Dimensioni dell’IA

La quantità è una parte importante dei ragionamenti; a volte diventa qualità, diceva un tale. Cose piccole sono trattabili, cose grandi meno. I computer (in generale le macchine) servono a rendere trattabili cose troppo grandi per noi. Ma anche loro hanno dei limiti, pratici o teorici. 

Per esempio GPT-3 (la cosa che sta dietro ChatGPT, ma anche dietro DALLE-E, per quanto si faccia fatica a capire cosa c’entrano l’una con l’altra ed entrambe col T9) è una cosa grossa assai. GPT significa Generative Pre-trained Transformer. Grosso modo, per quel che anche un ignorante come me capisce, è un modello linguistico con un sacco di parametri che è stato costruito nel 2020 a partire da diverse sorgenti utilizzare come dati di partenza una copia di internet, Wikipedia, archivi di immagini, etc. Un oggetto molto, molto grande.

Quanti parametri, cioè quanti possibili modi di configurare il modello? Dicono 175 miliardi. Un numero talmente grande che solo un altro software è in grado di enumerarli o verificarli.

Quanto spazio occupa nella memoria di un computer? 800 Gb. Per dire che non è che lo fate girare sul PC di casa (4 Gb), e nemmeno su quello dell’università o dell’ufficio (32 Gb). In effetti non gira sulle CPU di un computer tradizionale, ma sulle GPU, che sono specializzate per il calcolo parallelo.
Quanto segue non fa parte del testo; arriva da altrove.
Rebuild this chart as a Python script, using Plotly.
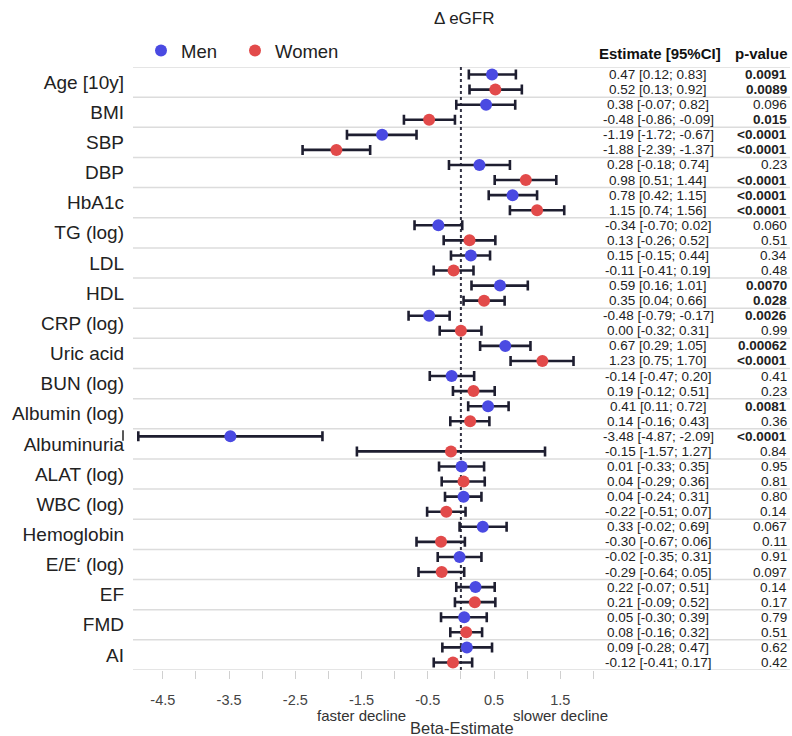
import plotly.graph_objects as go

variables = ["Age [10y]", "BMI", "SBP", "DBP", "HbA1c", "TG (log)", "LDL", "HDL",
             "CRP (log)", "Uric acid", "BUN (log)", "Albumin (log)", "Albuminuria",
             "ALAT (log)", "WBC (log)", "Hemoglobin", "E/E\u2018 (log)", "EF", "FMD", "AI"]

men_est = [0.47, 0.38, -1.19, 0.28, 0.78, -0.34, 0.15, 0.59, -0.48, 0.67, -0.14, 0.41, -3.48,
           0.01, 0.04, 0.33, -0.02, 0.22, 0.05, 0.09]
men_lo = [0.12, -0.07, -1.72, -0.18, 0.42, -0.70, -0.15, 0.16, -0.79, 0.29, -0.47, 0.11, -4.87,
          -0.33, -0.24, -0.02, -0.35, -0.07, -0.30, -0.28]
men_hi = [0.83, 0.82, -0.67, 0.74, 1.15, 0.02, 0.44, 1.01, -0.17, 1.05, 0.20, 0.72, -2.09,
          0.35, 0.31, 0.69, 0.31, 0.51, 0.39, 0.47]
men_p = ["0.0091", "0.096", "<0.0001", "0.23", "<0.0001", "0.060", "0.34", "0.0070", "0.0026",
         "0.00062", "0.41", "0.0081", "<0.0001", "0.95", "0.80", "0.067", "0.91", "0.14", "0.79", "0.62"]

women_est = [0.52, -0.48, -1.88, 0.98, 1.15, 0.13, -0.11, 0.35, 0.00, 1.23, 0.19, 0.14, -0.15,
             0.04, -0.22, -0.30, -0.29, 0.21, 0.08, -0.12]
women_lo = [0.13, -0.86, -2.39, 0.51, 0.74, -0.26, -0.41, 0.04, -0.32, 0.75, -0.12, -0.16, -1.57,
            -0.29, -0.51, -0.67, -0.64, -0.09, -0.16, -0.41]
women_hi = [0.92, -0.09, -1.37, 1.44, 1.56, 0.52, 0.19, 0.66, 0.31, 1.70, 0.51, 0.43, 1.27,
            0.36, 0.07, 0.06, 0.05, 0.52, 0.32, 0.17]
women_p = ["0.0089", "0.015", "<0.0001", "<0.0001", "<0.0001", "0.51", "0.48", "0.028", "0.99",
           "<0.0001", "0.23", "0.36", "0.84", "0.81", "0.14", "0.11", "0.097", "0.17", "0.51", "0.42"]

tick_vals = [-4.5, -3.5, -2.5, -1.5, -0.5, 0.5, 1.5]
tick_text = ["-4.5", "-3.5", "-2.5", "-1.5", "-0.5", "0.5", "1.5"]

W, H = 792, 736
FONT = "Liberation Sans, Arial, sans-serif"
BLUE = "#4a4ae2"
RED = "#e24a4a"
BAR = "#1e1e30"

n = len(variables)
idx = list(range(n))
men_y = [i - 0.25 for i in idx]
women_y = [i + 0.25 for i in idx]


def px_x(p):
    return p / W


def px_y(p):
    return 1 - p / H


fig = go.Figure()
for name, est, lo, hi, ys, col, lg in [("Men", men_est, men_lo, men_hi, men_y, BLUE, "legend"),
                                       ("Women", women_est, women_lo, women_hi, women_y, RED, "legend2")]:
    fig.add_trace(go.Scatter(
        x=est, y=ys, mode="markers", name=name, legend=lg,
        marker=dict(size=12, color=col, line=dict(width=0)),
        error_x=dict(type="data", symmetric=False,
                     array=[h - e for h, e in zip(hi, est)],
                     arrayminus=[e - l for e, l in zip(est, lo)],
                     color=BAR, thickness=2.6, width=5),
        cliponaxis=False,
    ))

shapes = []
# row separators spanning plot and table
for b in range(n + 1):
    shapes.append(dict(type="line", xref="paper", yref="y", x0=px_x(133), x1=px_x(790),
                       y0=b - 0.5, y1=b - 0.5, line=dict(color="#dcdcdc", width=1.5), layer="below"))
# reference line at 0
shapes.append(dict(type="line", xref="x", yref="y", x0=0, x1=0, y0=-0.5, y1=n - 0.5,
                   line=dict(color="#333344", width=2, dash="dot"), layer="below"))
# small stray mark near Albuminuria label
shapes.append(dict(type="line", xref="paper", yref="y", x0=px_x(123), x1=px_x(123),
                   y0=11.55, y1=11.9, line=dict(color="#222222", width=1.5)))

annotations = []
annotations.append(dict(text="\u0394 eGFR", xref="paper", yref="paper", x=px_x(464), y=px_y(18),
                        showarrow=False, font=dict(size=17, color="#222"), xanchor="center", yanchor="middle"))
annotations.append(dict(text="<b>Estimate [95%CI]</b>", xref="paper", yref="paper", x=px_x(660), y=px_y(53),
                        showarrow=False, font=dict(size=15, color="#111"), xanchor="center", yanchor="middle"))
annotations.append(dict(text="<b>p-value</b>", xref="paper", yref="paper", x=px_x(790), y=px_y(53),
                        showarrow=False, font=dict(size=15, color="#111"), xanchor="right", yanchor="middle"))


def pnum(s):
    return 0.00001 if s.startswith("<") else float(s)


for est, lo, hi, ps, ys in [(men_est, men_lo, men_hi, men_p, men_y),
                            (women_est, women_lo, women_hi, women_p, women_y)]:
    for e, l, h, p, yv in zip(est, lo, hi, ps, ys):
        annotations.append(dict(text=f"{e:.2f} [{l:.2f}; {h:.2f}]", xref="paper", yref="y",
                                x=px_x(658), y=yv, showarrow=False, xanchor="center", yanchor="middle",
                                font=dict(size=13.5, color="#222")))
        esc = p.replace('<', '&lt;')
        ptxt = f"<b>{esc}</b>" if pnum(p) < 0.05 else esc
        annotations.append(dict(text=ptxt, xref="paper", yref="y",
                                x=px_x(789), y=yv, showarrow=False, xanchor="right", yanchor="middle",
                                font=dict(size=13.5, color="#222")))

annotations.append(dict(text="faster decline", xref="x", yref="paper", x=-1.5, y=px_y(715),
                        showarrow=False, font=dict(size=15, color="#333"), xanchor="center", yanchor="middle"))
annotations.append(dict(text="slower decline", xref="x", yref="paper", x=1.5, y=px_y(715),
                        showarrow=False, font=dict(size=15, color="#333"), xanchor="center", yanchor="middle"))
annotations.append(dict(text="Beta-Estimate", xref="x", yref="paper", x=0.02, y=px_y(727.5),
                        showarrow=False, font=dict(size=16.5, color="#333"), xanchor="center", yanchor="middle"))

legend_common = dict(orientation="h", yanchor="middle", xanchor="left",
                     font=dict(size=18.5, color="#222"), bgcolor="rgba(0,0,0,0)")

fig.update_layout(
    width=W, height=H,
    margin=dict(l=0, r=0, t=0, b=0),
    paper_bgcolor="white", plot_bgcolor="white",
    font=dict(family=FONT, color="#222"),
    showlegend=True,
    legend=dict(x=px_x(141), y=px_y(51), **legend_common),
    legend2=dict(x=px_x(235), y=px_y(51), **legend_common),
    xaxis=dict(range=[-4.95, 2.05], domain=[px_x(133), px_x(596.7)],
               showgrid=False, zeroline=False, showline=False,
               tickmode="array", tickvals=tick_vals, ticktext=tick_text,
               ticks="outside", ticklen=8, tickcolor="#d0d0d0", tickwidth=1.2,
               minor=dict(ticks="outside", ticklen=8, tickcolor="#d0d0d0", tickwidth=1.2,
                          tickmode="linear", tick0=0, dtick=0.5, showgrid=False),
               tickfont=dict(size=14.5, color="#444"), ticklabelstandoff=9),
    yaxis=dict(range=[n - 0.5, -0.5], domain=[px_y(670), px_y(67)],
               showgrid=False, zeroline=False, showline=False,
               tickmode="array", tickvals=idx, ticktext=variables, ticks="",
               tickfont=dict(size=19, color="#222"), ticklabelstandoff=8),
    shapes=shapes, annotations=annotations,
)

fig.write_html("out.html", config={"displayModeBar": False},
               post_script="document.body.style.margin='0';document.body.style.overflow='hidden';")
Tra l’altro consuma anche parecchio: pare che per realizzare GPT-3 siano stati consumati 1250 Megawatt.

Come si accede e si interagisce con una cosa del genere, allora? Con delle API, delle Application Programming Interface, che assomigliano ai distributori di caffè. Tu metti un gettone, una moneta, una carta, e loro scelgono, macinano, scaldano, versano. 

Infatti quelli che sono diventati famosi sono dei client, cioè delle interfacce che mettono in comunicazione le persone (o altri software) con le API del gigante. 

Dicevamo che GPT-3 non è costruito con revisione umana. Ha tuttavia bisogno di verifiche per apportare qualche correzione (per esempio per trovare i bug o per limitare i casi in cui venga usato per generare testi razzisti o sessisti) ed è il motivo per cui a tutti questi client è stato, finora, lasciato l’accesso libero.

La API di ChatGPT sono state messe a disposizione gratuitamente dai produttori, OpenAI. Ma a prescindere dall’uso immediato, di chi è ChatGPT? Chi lo può modificare, controllare? Il codice sorgente non è pubblico, ma pare che OpenAI (che è una fondazione, non perché sia più etica degli altri ma perché così paga meno tasse come Wikipedia), abbia ceduto l’esclusiva a Microsoft, che finora ha investito in OpenAI 10.000.000.000 dollari. La stessa Microsoft, incidentalmente, possiede GitHub, che è un repository di codice sorgente, e usa GPT per far funzionare AI Copilot, che è un software che produce su richiesta non poesie o dialoghi divertenti ma nuovi codici sorgenti.

Sono informazioni che si trovano su Wikipedia, niente di segreto.

Che se ne ricava? Che questa roba non la controlliamo ora e non la controlleremo mai perché è troppo grande – deve essere grande per funzionare. Che non è come il software normale che uno può imparare a costruire e a eseguire, e magari vendere. Questa è una cosa che ha bisogno di enormi risorse, come una raffineria petrolifera ha bisogno di un giacimento di petrolio, vicino o lontano. Chi si può permettere di sfruttare un giacimento e una raffineria, anche se di dati? Qualcuno, a sua volta, molto grande. Ad oggi, febbraio 2023, hanno dichiarato di stare per proporre servizi “in stile ChatGPT” anche Baidu, Yandex e Google.

Altro che preoccuparsi perché gli studenti copiano.